Sorry if this is a really stupid question, but I was just wondering if the writing sample has to be "graduate level" in terms of quality in order to make an applicant competetive. Or can it just be a really good undergraduate-level paper that shows potential for future development? Will adcomms be expecting graduate level work from applicants before they've even been accepted? I keep reading people on these boards who have published multiple times and brought original research to conferences, and I can't help feeling a little behind. I do have one really solid research project (which I plan to use as my writing sample), but I know it's not quite up to graduate level standards yet, though I am in the process of significantly revising it. Stressing out a little too much, I think...but I know for the humanities the writing sample is one of the most important parts of the application (along with the SOP, of course).

Thanks!

Em

Em--

Three quick comments. First, it seems that in your mind's eye, there are qualities that a "graduate level" writing sample that your sample does not have. Might it be possible to make a short list of what those features are and make them part of your "to do list" for the revision you're currently preparing? If some items on this list are beyond expertise to complete--such as an in-depth literature review that captures every nuance of a specific theory--you could still demonstrate that you know how to execute the basics of such a review.

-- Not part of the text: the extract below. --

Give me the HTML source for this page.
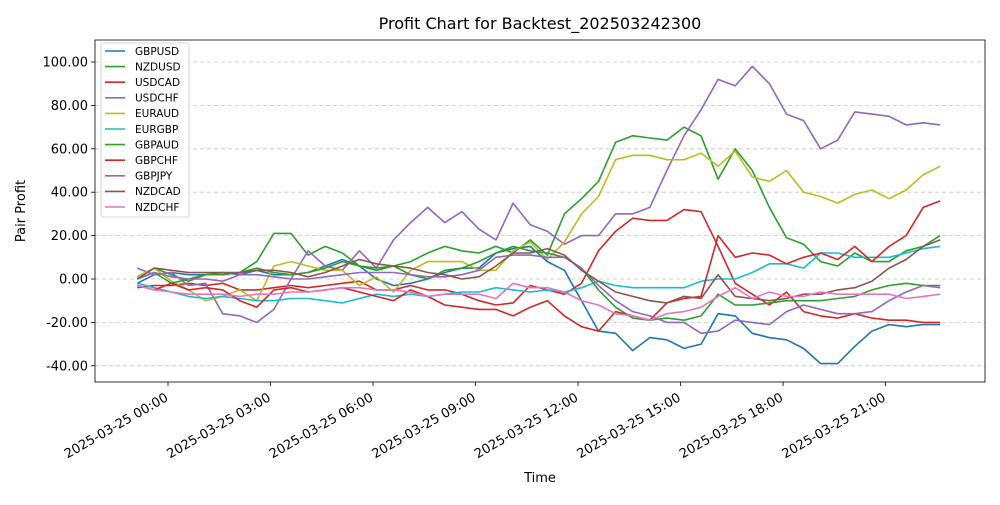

Second, I want to underscore what rainy_day said about trusting in yourself and not driving yourself bonkers by comparing the details of your application to others.

Third, IMO, the only stupid question is the one you do not ask.

(FWIW, I submitted my undergraduate thesis [without any revisions] as my writing sample. It did not have anything resembling a literature review. In this regard, it was nowhere close to being a "graduate level" work. Yet, it demonstrated basic proficiency in other skills and things still worked out all right.)